The need for a large number of cases and associated manual annotation has been identified as a major bottleneck for AI analysis13. Newer methods are being developed that can circumvent these needs. Ren et al.14 have proposed that unsupervised domain adaptation could be performed using color normalization and/ or adversial training techniques. Unsupervised methods can be used to structure extremely large datasets. Similarly, self-supervised learning can be used to help models learn morphological, geometrical and contextual content of images using unlabeled data. Lastly, generative adversial networks (GAN) can be used to train on real images and synthesize realistic synthetic data; this can augment datasets and increase the performance of models with limited training15. Conditional GAN has been used for color normalization16. Janowczyk et al.17 have developed an open source quality control tool (HistoQC) for digital pathology slides to recognize and address the issues related to H&E quality.

Another important parameter for evaluation is the generalizability of the algorithm. Sandbank et al.12 validate their algorithm by obtaining slides/cases from two different institutions, stained with local methods (H&E and HES) which were scanned using 2 FDA-approved scanners. Furthermore, they use a large number of clinical cases to compare the diagnosis with expert pathologists. The analysis was performed on 5954 cases (12,031 slides) with alerts for invasive and in situ carcinoma. Invasive alert was raised for 363 (4.2%) of the slides of which 272 cases had been diagnosed as benign. Similarly, in situ alert was raised for 333 slides (3.8%; 237 cases). A review of these cases/ slides showed that 75% of the alerts were for necrosis, fibroadenomatous changes, hyperplasia or other features while 25% required additional workup to confirm or refute a malignant diagnosis; 2% of these called for additional second opinion. Overall the study showed that the algorithm could achieve a high AUC (0.99 for invasive cancer and 0.97 for in situ disease). This study design and output supports the notion that the algorithm could be generalizable.

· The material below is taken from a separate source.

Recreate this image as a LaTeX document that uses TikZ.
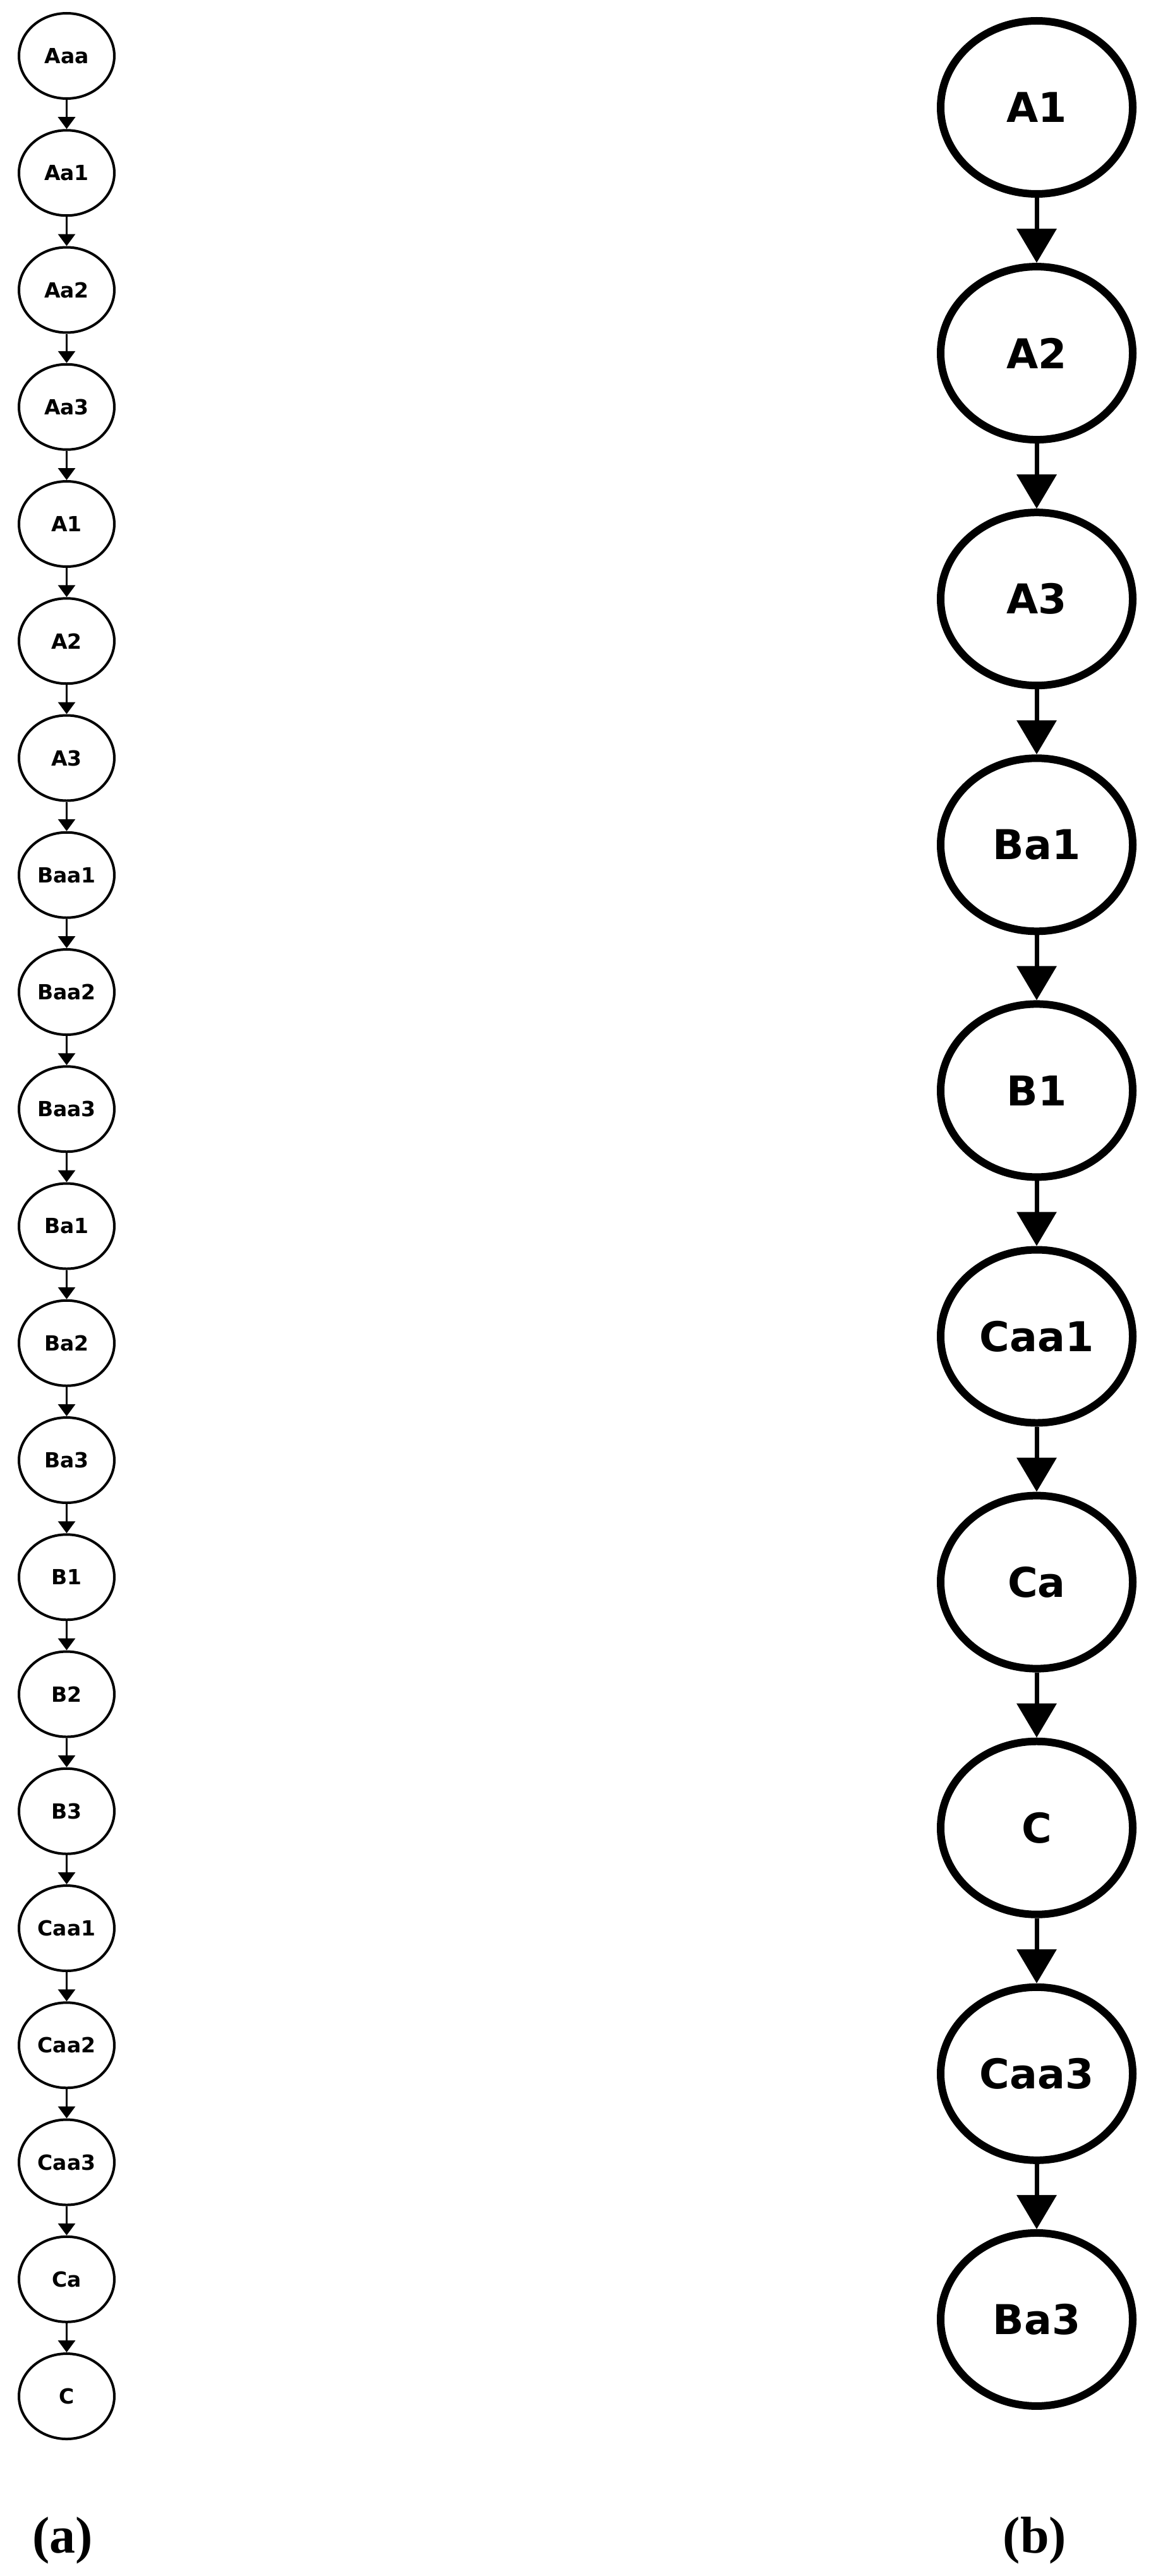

The authors also took the opportunity to study concordance between the study pathologists and the original pathology report12. This analysis highlighted 11 discrepantly called cases between pathologists; seven had been called DCIS/ADH, while four cases were called benign. The review lead to the issuance of amended reports on these cases. From the patient management point of view, this indicates that the pathology labs misdiagnosed only four cases (an error rate of ~0.00067) for invasive cancer and 14 cases for in situ disease (an error rate of ~0.0023) out of 5954 cases, a remarkable performance.

The limitations of the study12 include the fact that the work was performed on biopsies and not excision specimens. The latter tend to be enriched for variants of benign lobules showing varying degrees of atrophy, in addition to other benign proliferations. However, the authors state that they were planning to extend the work in addressing these and other issues related to grading and assessment of margins. AI algorithms can be impacted by patient populations and healthcare disparities. Furthermore, they can systematically mis-represent and exacerbate health problems in minority populations18,19. Although the racial distribution of the patient population is not provided, the current study was involved assessment of the algorithm in a large metropolitan area, which is likely to have multi-ethnic patient population. Furthermore, it is unlikely that the patient ethnicity and health inequities will affect the performance of an algorithm developed for the histological diagnosis of cancer.

Overall, this work offers an excellent blue print for the development and validation of algorithms in digital pathology. The main question before us now is what degree of validation is necessary prior to clinical deployment of the algorithm as a second-read system. Is the development and validation in 7485 cases (15,124 slides) from at least nine different institutions sufficient? Is an error rate of a few percentage points good enough? I for one, would gladly accept such a tool to prevent the less than 0.001% error that pathologists make. The question, however, ultimately boils down to the cost of doing the second reads and what the patients and payers are ready to accept as human error.